At the same time we are witnessing a wild fetishisation of art, which is becoming more and more intended only for “consecrated”. We are not even allowed to touch it. For the rest of us there is turbo-folk, societies for country women and girls, and sponsored exhibitions in front of the ticket office. That’s it. That is what we are allowed to consummate and slowly languish. Art critics are right to be indignant at Slovenian art market: we have artists that could be compared to anybody just anywhere in the world, but we have nobody to pave their way. Slovenian collectors appreciate only “the names”, while despites their enthusiasm numerous small private galleries can not perform their role.

But, what could be done? How could works of art from young artists get their value? We have decided for a brave, but somewhat risky move. We decided to set the price ourselves. Overbearing behaviour? Maybe, but do we have any other possibility to drawl public attention to underestimation of artistic works? We are selling the painting ZOJA – With Your Perfume impregnated, half in Dream of Catherina Zavodnik for no less than € 1,000,000.24. We are aware of the fact that the price is “unreal”, utopian and exaggerated. But we are sure of one thing: there is a slight, but realistic chance for the painting to be sold. Due to a simple fact that the amount someone is prepared to pay for a “piece of art” depends on how much it means to him/her.

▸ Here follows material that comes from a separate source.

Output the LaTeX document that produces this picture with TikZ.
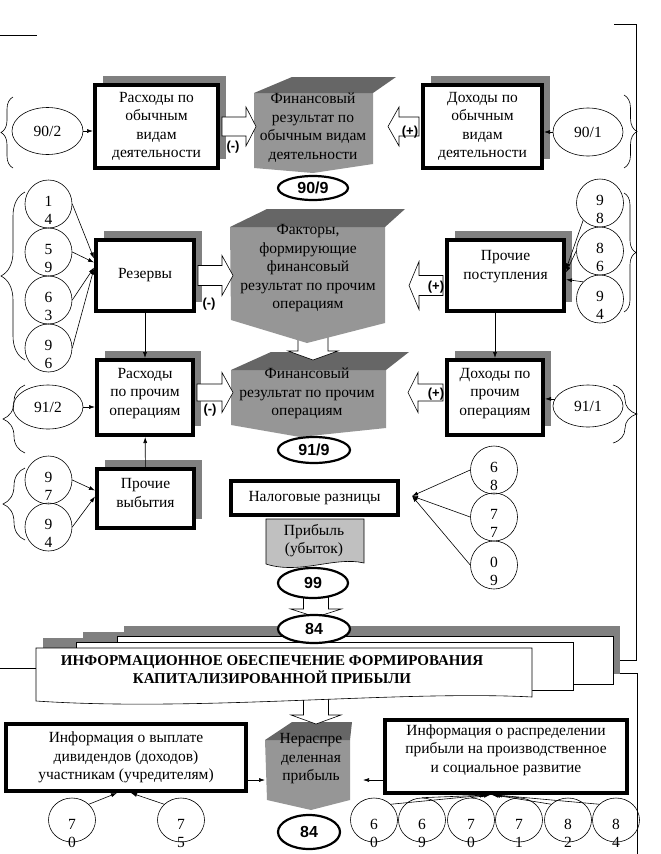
\documentclass[tikz,border=0pt]{standalone}
\usepackage{fontspec}
\setmainfont{Liberation Serif}
\newfontfamily\sansbold{Liberation Sans}
\usetikzlibrary{shapes.geometric,arrows.meta,decorations.pathreplacing,shadows}

\definecolor{shadegray}{RGB}{128,128,128}
\definecolor{facegray}{RGB}{150,150,150}
\definecolor{topgray}{RGB}{102,102,102}
\definecolor{profitgray}{RGB}{192,192,192}

\newcommand{\txtfont}{\fontsize{15.5}{18.5}\selectfont}
\newcommand{\digfont}{\fontsize{15.5}{18}\selectfont}
\newcommand{\totfont}{\sansbold\fontsize{16}{16}\selectfont\bfseries}
\newcommand{\capfont}{\fontsize{15}{18}\selectfont\bfseries}

% block arrow: #1 placement, #2 length, #3 head length, #4 half shaft, #5 half head
\newcommand{\blockarrow}[5]{%
  \draw[blkline, #1] (0,-#4) -- ({#2-#3},-#4) -- ({#2-#3},-#5) -- (#2,0)
    -- ({#2-#3},#5) -- ({#2-#3},#4) -- (0,#4) -- cycle;}

\tikzset{
  box/.style={draw, line width=4pt, fill=white, align=center, font=\txtfont, inner sep=0pt},
  shbox/.style={box, drop shadow={shadow xshift=8pt, shadow yshift=9pt, fill=shadegray, opacity=1}},
  acct/.style={draw, ellipse, line width=0.6pt, fill=white, inner sep=0pt, font=\txtfont},
  total/.style={draw, ellipse, line width=2.2pt, fill=white, inner sep=0pt, font=\totfont},
  numc/.style={draw, ellipse, line width=0.6pt, inner sep=0pt, minimum width=47pt, minimum height=48pt,
    label={[font=\digfont, align=center, yshift=-6pt]center:{#1}}},
  numb/.style={draw, ellipse, line width=0.6pt, inner sep=0pt, minimum width=47pt, minimum height=44pt,
    label={[font=\digfont, align=center, yshift=-13pt]center:{#1}}},
  blkline/.style={draw, fill=white, line width=0.6pt},
  sign/.style={font=\sansbold\bfseries\fontsize{13}{13}\selectfont, inner sep=0pt},
  arr/.style={line width=0.6pt, -{Latex[length=6pt,width=4pt]}},
  brc/.style={decorate, decoration={brace, amplitude=#1}, line width=0.6pt},
}

\begin{document}
\begin{tikzpicture}[x=1pt, y=-1pt]
  \useasboundingbox (0,0) rectangle (661,854);

  % frame lines
  \draw[line width=0.6pt] (0,35) -- (37,35);
  \draw[line width=0.6pt] (614,24) -- (636,24) -- (636,660) -- (613,660);
  \draw[line width=0.6pt] (613,673) -- (637,673) -- (637,854);
  \draw[line width=0.6pt] (0,668) -- (36,668);

  % gray blocks
  \fill[facegray] (254,93) -- (373,93) -- (373,164) -- (313,173) -- (254,168) -- cycle;
  \fill[topgray] (254,93) -- (292,77) -- (396,77) -- (373,93) -- cycle;
  \fill[facegray] (231,370) -- (386,370) -- (386,428) -- (300,437) -- (231,425) -- cycle;
  \fill[topgray] (231,370) -- (271,352) -- (409,352) -- (386,370) -- cycle;
  \blockarrow{shift={(313,333)}, rotate=-90}{27}{9}{15}{25}
  \fill[facegray] (230,227) -- (385,227) -- (385,323) -- (307,343) -- (231,320) -- cycle;
  \fill[topgray] (230,227) -- (267,209) -- (405,209) -- (385,227) -- cycle;

  \node[font=\txtfont, align=center] (fin1) at (313,127.5)
    {Финансовый\\результат по\\обычным видам\\деятельности};
  \node[font=\txtfont, align=center] (fact) at (308,268.5)
    {Факторы,\\формирующие\\финансовый\\результат по прочим\\операциям};
  \node[font=\txtfont, align=center] (fin2) at (307,393.5)
    {Финансовый\\результат по прочим\\операциям};

  % boxes
  \node[shbox, minimum width=123pt, minimum height=83pt] (rashod1) at (156.5,126.5)
    {Расходы по\\обычным\\видам\\деятельности};
  \node[shbox, minimum width=119pt, minimum height=83pt] (dohod1) at (482.5,126.5)
    {Доходы по\\обычным\\видам\\деятельности};
  \node[shbox, minimum width=98pt, minimum height=71pt] (rezerv) at (145,275.5) {Резервы};
  \node[shbox, minimum width=117pt, minimum height=71pt] (prochpost) at (505.5,275.5)
    {Прочие\\поступления\\[3pt]\mbox{}};
  \node[shbox, minimum width=96pt, minimum height=75pt] (rashod2) at (145,397.5)
    {Расходы\\по прочим\\операциям\\[-7pt]\mbox{}};
  \node[shbox, minimum width=96pt, minimum height=75pt] (dohod2) at (495,397.5)
    {Доходы по\\прочим\\операциям\\[-7pt]\mbox{}};
  \node[shbox, minimum width=97pt, minimum height=59pt] (vybyt) at (145.5,498.5)
    {Прочие\\выбытия\\[-7.5pt]\mbox{}};

  % block arrows
  \blockarrow{shift={([xshift=2pt]rashod1.east)}}{34}{10}{9.5}{19.5}
  \blockarrow{shift={([xshift=-2pt]dohod1.west)}, xscale=-1}{31}{11}{9.5}{19.5}
  \blockarrow{shift={([xshift=2pt]rezerv.east)}}{35}{11}{10}{20}
  \blockarrow{shift={([xshift=-2pt,yshift=-10pt]prochpost.west)}, xscale=-1}{34}{10}{10}{24}
  \blockarrow{shift={([xshift=2pt,yshift=5pt]rashod2.east)}}{36}{11}{8.5}{20}
  \blockarrow{shift={([xshift=-2pt,yshift=5pt]dohod2.west)}, xscale=-1}{35}{10}{8.5}{20}
  \node[sign] (m1) at (233,147) {(-)};
  \node[sign] (p1) at (410,132) {(+)};
  \node[sign] (m2) at (209,304) {(-)};
  \node[sign] (p2) at (436,287) {(+)};
  \node[sign] (m3) at (210,410) {(-)};
  \node[sign] (p3) at (436,394) {(+)};

  % accounts
  \node[acct, minimum width=71pt, minimum height=47pt] (e902) at (47.5,131) {90/2};
  \node[acct, minimum width=70pt, minimum height=48pt] (e901) at (588,132) {90/1};
  \node[acct, minimum width=70pt, minimum height=44pt] (e912) at (48,407) {91/2};
  \node[acct, minimum width=70pt, minimum height=42pt] (e911) at (588,406) {91/1};
  \node[total, minimum width=70pt, minimum height=24pt] (t909) at (313,188) {90/9};
  \node[total, minimum width=72pt, minimum height=26pt] (t919) at (314,450) {91/9};

  \node[numc={1\\4}] (c14) at (48.5,204) {};
  \node[numc={5\\9}] (c59) at (48.5,252) {};
  \node[numc={6\\3}] (c63) at (48.5,300) {};
  \node[numc={9\\6}] (c96) at (48.5,348) {};
  \node[numc={9\\8}] (c98) at (600,203) {};
  \node[numc={8\\6}] (c86) at (600,251) {};
  \node[numc={9\\4}] (c94) at (600,299) {};
  \node[numc={9\\7}] (c97) at (48.5,480) {};
  \node[numc={9\\4}] (c94b) at (48.5,527) {};
  \node[numc={6\\8}] (c68) at (494,470) {};
  \node[numc={7\\7}] (c77) at (494,517) {};
  \node[numc={0\\9}] (c09) at (494,565) {};

  % braces
  \draw[brc=12pt] (13,168) -- (13,97);
  \draw[brc=24pt] (25,360) -- (25,192);
  \draw[brc=22pt] (25,453) -- (25,385);
  \draw[brc=22pt] (25,540) -- (25,468);
  \draw[brc=13pt] (624,95) -- (624,168);
  \draw[brc=12pt] (624,193) -- (624,312);
  \draw[brc=24pt] (613,385) -- (613,443);

  % connectors
  \draw[arr] (e902) -- (e902 -| rashod1.west);
  \draw[arr] (e901) -- (e901 -| dohod1.east);
  \draw[arr] (c14.east) -- ([yshift=17pt]rezerv.west);
  \draw[arr] (c59.east) -- ([yshift=13pt]rezerv.west);
  \draw[arr] (c63.east) -- ([yshift=8pt]rezerv.west);
  \draw[arr] (c96.east) -- ([yshift=7pt]rezerv.west);
  \draw[arr] (c98.south west) -- ([yshift=6pt]prochpost.east);
  \draw[arr] (c86.west) -- ([yshift=3pt]prochpost.east);
  \draw[arr] (c94.north west) -- ([yshift=-4pt]prochpost.east);
  \draw[arr] (rezerv) -- (rashod2);
  \draw[arr] (vybyt) -- (rashod2);
  \draw[arr] (dohod2.north |- prochpost.south) -- (dohod2.north);
  \draw[arr] (e912) -- (e912 -| rashod2.west);
  \draw[arr] (e911.168) -- (e911.168 -| dohod2.east);
  \draw[arr] (c97.east) -- ([yshift=8pt]vybyt.west);
  \draw[arr] (c94b.east) -- ([yshift=2pt]vybyt.west);

  % tax and profit
  \node[box, minimum width=167pt, minimum height=34pt] (nalog) at (314.5,498) {Налоговые разницы};
  \draw[fill=profitgray, line width=0.6pt] (266,519) -- (364,519) -- (364,563)
    .. controls (335,556) and (300,575) .. (266,564) -- cycle;
  \node[font=\txtfont, align=center] (profit) at (314,540.5) {Прибыль\\(убыток)};
  \coordinate (taxin) at ([xshift=12pt,yshift=2pt]nalog.east);
  \draw[arr] (c68.west) -- (taxin);
  \draw[arr] (c77.west) -- (taxin);
  \draw[arr] (c09.west) -- (taxin);
  \blockarrow{shift={(316,596)}, rotate=-90}{21}{8}{12.5}{25.5}
  \node[total, minimum width=70pt, minimum height=30pt] (t99) at (313,583) {99};

  % bottom part
  \fill[facegray] (265,740) -- (350,740) -- (350,800) -- (311,810) -- (267,800) -- cycle;
  \fill[topgray] (265,740) -- (292,722) -- (352,722) -- (350,740) -- cycle;
  \node[font=\txtfont, align=center] (neraspr) at (311,759) {Нераспре\\деленная\\прибыль};
  \blockarrow{shift={(316,693)}, rotate=-90}{31}{9}{12.5}{25}

  % information block
  \fill[shadegray] (43,638) rectangle (539,690);
  \fill[shadegray] (83,632) rectangle (580,680);
  \fill[shadegray] (124,626) rectangle (620,674);
  \draw[fill=white, line width=0.6pt] (117,636) rectangle (613,684);
  \draw[fill=white, line width=0.6pt] (76,642) rectangle (573,690);
  \draw[fill=white, line width=0.6pt] (36,648) -- (532,648) -- (532,697)
    .. controls (400,690) and (200,712) .. (36,701) -- cycle;
  \node[font=\capfont, align=center] (infot) at (272,670)
    {ИНФОРМАЦИОННОЕ ОБЕСПЕЧЕНИЕ ФОРМИРОВАНИЯ\\КАПИТАЛИЗИРОВАННОЙ ПРИБЫЛИ};
  \node[total, minimum width=72pt, minimum height=28pt] (t84a) at (314,629) {84};

  \node[box, minimum width=240pt, minimum height=67pt] (infodiv) at (126,757.5)
    {Информация о выплате\\дивидендов (доходов)\\участникам (учредителям)};
  \node[box, minimum width=242pt, minimum height=73pt] (inforaspr) at (506,756.5)
    {Информация о распределении\\прибыли на производственное\\и социальное развитие\\[-2pt]\mbox{}};
  \node[total, minimum width=62pt, minimum height=34pt] (t84b) at (309,832) {84};

  \node[numb={7\\0}] (b70) at (72,820) {};
  \node[numb={7\\5}] (b75) at (181,820) {};
  \node[numb={6\\0}] (b60) at (374,820) {};
  \node[numb={6\\9}] (b69) at (422,820) {};
  \node[numb={7\\0}] (b70r) at (471,820) {};
  \node[numb={7\\1}] (b71) at (519,820) {};
  \node[numb={8\\2}] (b82) at (568,820) {};
  \node[numb={8\\4}] (b84) at (616,820) {};

  \coordinate (nerL) at (265,780);
  \coordinate (nerR) at (363,780);
  \draw[arr] (infodiv.east |- nerL) -- (nerL);
  \draw[arr] (inforaspr.west |- nerR) -- (nerR);
  \draw[arr] (b70.north east) -- ([xshift=-9pt]infodiv.south);
  \draw[arr] (b75.north west) -- ([xshift=5pt]infodiv.south);
  \draw[arr] (b60.north east) -- ([xshift=-20pt]inforaspr.south);
  \draw[arr] (b69.north) -- ([xshift=-18pt]inforaspr.south);
  \draw[arr] (b70r.north) -- ([xshift=-16pt]inforaspr.south);
  \draw[arr] (b71.north) -- ([xshift=-14pt]inforaspr.south);
  \draw[arr] (b82.north west) -- ([xshift=-12pt]inforaspr.south);
  \draw[arr] (b84.north west) -- ([xshift=-10pt]inforaspr.south);
\end{tikzpicture}
\end{document}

Since it is hard to believe that anybody would actually buy the painting, we will provide that visitors will have the possibility to pay negligible amounts for reproduction of the painting or for purchasing the image for background of their cell phone. And this is what matters. We would like to draw attention of the public to the mysterious relations between expensive – cheap, original – copy and to persuade people to ask themselves what is the »realistic« value of the painting. Has art its value on the market or is it just a hobby of a handful of enthusiastic collectors? However we won’t be stopping there. We plan to exhibit the painting in bigger cities around Slovenia in the following two years.

The second exhibition was in Galeria Severia in Koper. Maybe it will sound too ambitious, but we will try to launch the painting as the most recognisable Slovenian work of art outside the narrow circle of artistic profession. The purpose is simple. Would such painting be worth more or less? Would it get better or worse artistic critics? Answers won’t be simple, but interesting. And at the same time this is the way to promote young Slovenian authors and art itself. And this is the key objective of our project.